We ended up leaving some very good folks at PLS as well as at e-Mind.

e-Mind is among the top three learning providers and upon doing their

IPO will be the leader, and I know that space very well." Healy

lives in Clark and is doing some consulting.

Now Haase relishes having more time with the family — as

chauffeur,

soccer coach, and baseball coach — and mixing family with

business.

"When I go home in the afternoon versus evening and have

dinner with the family I can talk about how we are doing a video on

Conrail engineers and show some sample footage and the children can

give a thumbs up or a thumbs down. Believe it or not they can take

a very active role. I see myself doing this for quite some time."

His "proof of concept" was a series of presentations at his

children’s school. "Never in my life have I seen a group of

children

so focused. We let them be engineers and got them dressed up in hats

with wooden whistles, and then showed the video. For two hours we

had the undivided attention of the classroom without the aid of any

teachers. That is pretty unusual."

Kids, he points out, do not like narration or head-end rides. They

like the trackside films, so they can stand in front of the TV and

see the engines go by. Videos aren’t as good as being there "but

it mesmerizes them and they enjoy the electric engines and the diesel

engines."

Today his company has two employees, Debra Vorp, manager of service,

and Barbara Wasylyk, vice president of sales, plus seven freelancers

in such areas as graphics and site development. His graphics, in tones

of sepia and gray, draw from a library of ’60s photos but have a turn

of the century aura. From his stepfather he has a library of more

than 275 train-related videos plus hours of stored train footage and

prospects for new video shoots.

"We are also acquiring content from smaller video producers who

don’t have the knowledge and resources to get a site up," says

Haase. "That is very similar to the relationships we had with

Princeton Learning Systems, where we had a percentage of the sponsor’s

revenues."

He has about 6,000 customers who buy videos "fairly actively,"

and they are divided between those who like narration and those who

don’t, and by those who prefer trackside to head-end (cab) rides.

About 25 percent of model train collectors are also railroad video

enthusiasts.

"People do not buy the tapes for the scenery," cautions Haase.

"Ninety five percent buy it for sounds of the various engines

and to experience the conversations with the signal towers. For the

most part you are seeing track with maybe 100 feet on each side and

you will go from point A to point B and see oncoming trains and live

what the engineer lives."

A second series of trackside tapes films from various points on a

route so the viewer can see the engines go by. "Millions of rail

fans are doing that these days, spending a weekend in Johnstown and

watching the various freight trains and Amtrak engines come by,

logging

in what they are seeing, and that’s their hobby."

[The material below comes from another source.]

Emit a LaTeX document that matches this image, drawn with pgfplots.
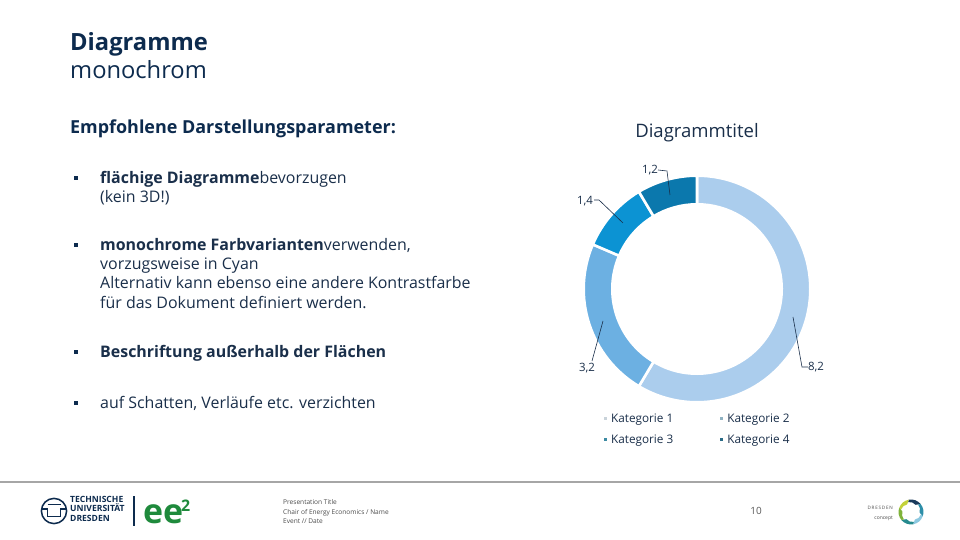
\documentclass[border=0pt]{standalone}
\usepackage{fontspec}
\setmainfont{Open Sans}
\usepackage{pgfplots}
\pgfplotsset{compat=1.18}
\usepackage{pgfplotstable}

\definecolor{tudblue}{HTML}{0D2B4E}
\definecolor{bodytext}{HTML}{1A2F4A}
\definecolor{footgrey}{HTML}{A6A6A6}
\definecolor{eegreen}{HTML}{1F8A3C}
% ring segments
\definecolor{seg0}{HTML}{ABCDED}
\definecolor{seg1}{HTML}{6CB0E2}
\definecolor{seg2}{HTML}{0C93D3}
\definecolor{seg3}{HTML}{0B78AD}
% legend swatches
\definecolor{leg0}{HTML}{C9D3DA}
\definecolor{leg1}{HTML}{8FB2C2}
\definecolor{leg2}{HTML}{3D8BA3}
\definecolor{leg3}{HTML}{2B6C87}

\pgfkeys{/pgf/number format/.cd, use comma, fixed, precision=1, assume math mode=true}

\pgfplotstableread{
cat value
1 8.2
2 3.2
3 1.4
4 1.2
}\donutdata

\newcommand\bodyfont{\fontsize{16}{19}\selectfont}

\begin{document}
\begin{tikzpicture}[x=1bp,y=1bp]
\useasboundingbox (0,0) rectangle (960,540);
\fill[white] (0,0) rectangle (960,540);

% --- sum and angles of the ring segments (clockwise from 12 o'clock)
\xdef\donutsum{0}
\pgfplotstableforeachcolumnelement{value}\of\donutdata\as\v{%
  \pgfmathparse{\donutsum+\v}\xdef\donutsum{\pgfmathresult}}
\xdef\angcur{90}
\pgfplotstableforeachcolumnelement{value}\of\donutdata\as\v{%
  \pgfmathparse{\angcur-\v/\donutsum*360}\let\angnext\pgfmathresult
  \expandafter\xdef\csname segA\pgfplotstablerow\endcsname{\angcur}%
  \expandafter\xdef\csname segB\pgfplotstablerow\endcsname{\angnext}%
  \expandafter\xdef\csname segV\pgfplotstablerow\endcsname{\v}%
  \xdef\angcur{\angnext}}

% --- headings
\node[anchor=base west, inner sep=0, text=tudblue, font=\fontsize{23.8}{26}\selectfont\bfseries] at (70,489) {Diagramme};
\node[anchor=base west, inner sep=0, text=tudblue, font=\fontsize{23.8}{26}\selectfont] at (70,461) {monochrom};
\node[anchor=base west, inner sep=0, text=tudblue, font=\fontsize{18}{20}\selectfont\bfseries] at (70,406) {Empfohlene Darstellungsparameter:};

% --- bullet list
\foreach \yb in {360, 293, 186, 135}{\fill[tudblue] (74,\yb) rectangle ++(4,4);}
\begin{scope}[every node/.style={anchor=base west, inner sep=0, text=bodytext, font=\bodyfont}]
\node at (100,356) {{\bfseries flächige Diagramme}bevorzugen};
\node at (100,337.5) {(kein 3D!)};
\node at (100,289.5) {{\bfseries monochrome Farbvarianten}verwenden,};
\node at (100,270.2) {vorzugsweise in Cyan};
\node at (100,251) {Alternativ kann ebenso eine andere Kontrastfarbe};
\node at (100,231.8) {für das Dokument definiert werden.};
\node at (100,182.8) {\bfseries Beschriftung außerhalb der Flächen};
\node at (100,131.8) {auf Schatten, Verläufe etc. verzichten};
\end{scope}

% --- footer
\draw[footgrey, line width=1.6] (0,58) -- (960,58);
\begin{scope}[tudblue, line width=1.5]
  \draw (54,29) circle (12.6);
  \draw (41.6,31) -- (47.5,31) -- (47.5,23.5) -- (60.5,23.5) -- (60.5,31) -- (66.4,31);
  \draw (47.5,35.5) -- (60.5,35.5);
\end{scope}
\begin{scope}[every node/.style={anchor=base west, inner sep=0, text=tudblue, font=\fontsize{8.6}{9}\selectfont\bfseries}]
\node at (70,37.5) {TECHNISCHE};
\node at (70,28) {UNIVERSITÄT};
\node at (70,18.5) {DRESDEN};
\end{scope}
\fill[tudblue] (133,14) rectangle (135.2,44);
\node[anchor=base west, inner sep=0, text=eegreen, font=\fontsize{34}{34}\selectfont\bfseries] at (143,16) {ee};
\node[anchor=base west, inner sep=0, text=eegreen, font=\fontsize{16}{16}\selectfont\bfseries] at (181,28) {2};
\begin{scope}[every node/.style={anchor=base west, inner sep=0, text=black!70, font=\fontsize{6.6}{7}\selectfont}]
\node at (283,35) {Presentation Title};
\node at (283,25.5) {Chair of Energy Economics / Name};
\node at (283,16) {Event // Date};
\end{scope}
\node[anchor=base, inner sep=0, text=black!65, font=\fontsize{10}{12}\selectfont] at (756,25) {10};
\node[anchor=base east, inner sep=0, text=black!70, font=\fontsize{4.6}{5}\selectfont] at (893,30) {D\,R\,E\,S\,D\,E\,N};
\node[anchor=base east, inner sep=0, text=black!70, font=\fontsize{5}{5}\selectfont] at (893,20.5) {concept};
\foreach \a/\c in {90/1B3A5C, 30/2D8EA8, -30/8CC8E0, -90/268A8E, -150/7FB33A, 150/C3D23A}{
  \definecolor{dc}{HTML}{\c}
  \fill[dc] (911,28) ++(\a+10:12.5) arc[start angle=\a+10, end angle=\a-50, radius=12.5]
     -- ++(\a-50+150:5) arc[start angle=\a-50, end angle=\a+10, radius=8] -- cycle;
}

% --- ring chart
\begin{axis}[
  at={(697,251)}, anchor=center,
  x=1bp, y=1bp, disabledatascaling,
  xmin=-130, xmax=130, ymin=-170, ymax=170,
  hide axis, clip=false,
  legend columns=2,
  legend image code/.code={\fill[#1, draw=none] (-1.5bp,-1.5bp) rectangle (1.5bp,1.5bp);},
  legend style={at={(0.142,0.137)}, anchor=north west, draw=none, fill=none,
    inner sep=0pt, row sep=9bp, font=\fontsize{11.8}{13}\selectfont, text=bodytext,
    nodes={inner sep=1bp},
    /tikz/every odd column/.append style={column sep=3bp},
    /tikz/every even column/.append style={column sep=46bp}},
]
\pgfplotsinvokeforeach{0,...,3}{%
  \fill[fill=seg#1, draw=white, line width=2.6bp]
    ([shift={(\csname segA#1\endcsname:113.3bp)}]axis cs:0,0)
    arc[start angle=\csname segA#1\endcsname, end angle=\csname segB#1\endcsname, radius=113.3bp]
    -- ([shift={(\csname segB#1\endcsname:84.7bp)}]axis cs:0,0)
    arc[start angle=\csname segB#1\endcsname, end angle=\csname segA#1\endcsname, radius=84.7bp]
    -- cycle;
}
\node[font=\fontsize{18.6}{22}\selectfont, text=bodytext] at (axis cs:0,156) {Diagrammtitel};
% value labels with leader lines
\begin{scope}[every node/.style={font=\fontsize{11.5}{13}\selectfont, text=bodytext, inner sep=0}]
\node at (axis cs:119,-78) {\pgfmathprintnumber{\csname segV0\endcsname}};
\node at (axis cs:-110,-79) {\pgfmathprintnumber{\csname segV1\endcsname}};
\node at (axis cs:-112,88) {\pgfmathprintnumber{\csname segV2\endcsname}};
\node at (axis cs:-47,119) {\pgfmathprintnumber{\csname segV3\endcsname}};
\end{scope}
\draw[bodytext, line width=0.6bp] (axis cs:111,-78) -- (axis cs:105,-78) -- (axis cs:96,-28);
\draw[bodytext, line width=0.6bp] (axis cs:-105,-72) -- (axis cs:-94,-32);
\draw[bodytext, line width=0.6bp] (axis cs:-103,89) -- (axis cs:-98,89) -- (axis cs:-74,66);
\draw[bodytext, line width=0.6bp] (axis cs:-39,119) -- (axis cs:-30,118) -- (axis cs:-27,94);
\addlegendimage{fill=leg0}
\addlegendentry{Kategorie 1}
\addlegendimage{fill=leg1}
\addlegendentry{Kategorie 2}
\addlegendimage{fill=leg2}
\addlegendentry{Kategorie 3}
\addlegendimage{fill=leg3}
\addlegendentry{Kategorie 4}
\end{axis}
\end{tikzpicture}
\end{document}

His site will have chat rooms related to products, videos, books,

calendars, on-line customizable photo albums, and personal home pages.

But no mugs or hats. "The margins are not there but the headaches

are," says Haase.

A typical customer is the 45-year-old male who, on Friday afternoon,

will place a series of videotapes on the TV and decide to

"travel"

from Boston to Miami over the weekend by watching 20 or so tapes,

one after another.

Flush with funds from the sale, Haase is his own venture capitalist

for now and plans to invest an initial $250,000 plus an additional

$100,000 to $150,000 before getting another round of financing. His

major costs are $60,000 to $70,000 for launching the site and a

$50,000

marketing and advertising campaign including full page ads in two

industry publications.

Within the next six months he plans a round of financing and thinks

he will have an easy time of it. "In hundreds of discussions,

regardless of who I tell about this, there haven’t been more than

five people who didn’t know a train enthusiast, for the most part

— in the family or a good friend."

His major competition, a West Coast firm named Pentrex, has a

similarly

sized video library and a huge advertising budget, but Haase says

Pentrex does not serve the hard core train fan because its videos

are larded with narration. "The hard core fan doesn’t appreciate

a lot of voice-over that takes away from the actual production. They

also don’t have much of a presence in the online world."

Haase has chalked up an excellent track record on inking alliances

with big companies for online space and he hopes to leverage this

with big companies like Amtrak. His dream goal would be to get rights

to videotape Amtrak trains on a national basis. "Public perception

has been better of late but for the most part, people associate Amtrak

with negatives," says Haase. "We can get people involved,

starting with children. The companies in this space have done a very

poor job on the marketing side, but when children ride a train they

typically never forget."

His server is Interland in Atlanta and he has various freelancers

working on the back end of the site — many of whom are also avid

train fans and are getting a combination of options plus money. He

will add a few full-time employees soon. Buchanan Ingersoll is his

attorney and J.H. Cohn is the accounting firm. He answered a Coldwell

Banker ad in U.S. 1 to find his office.

"We are doing the fulfillment in house. My experience tells me

that the best case scenario is where you do fulfillment internally

and hold client satisfaction in your hand," says Haase. For now

he stores everything in a 2,000 square-foot office.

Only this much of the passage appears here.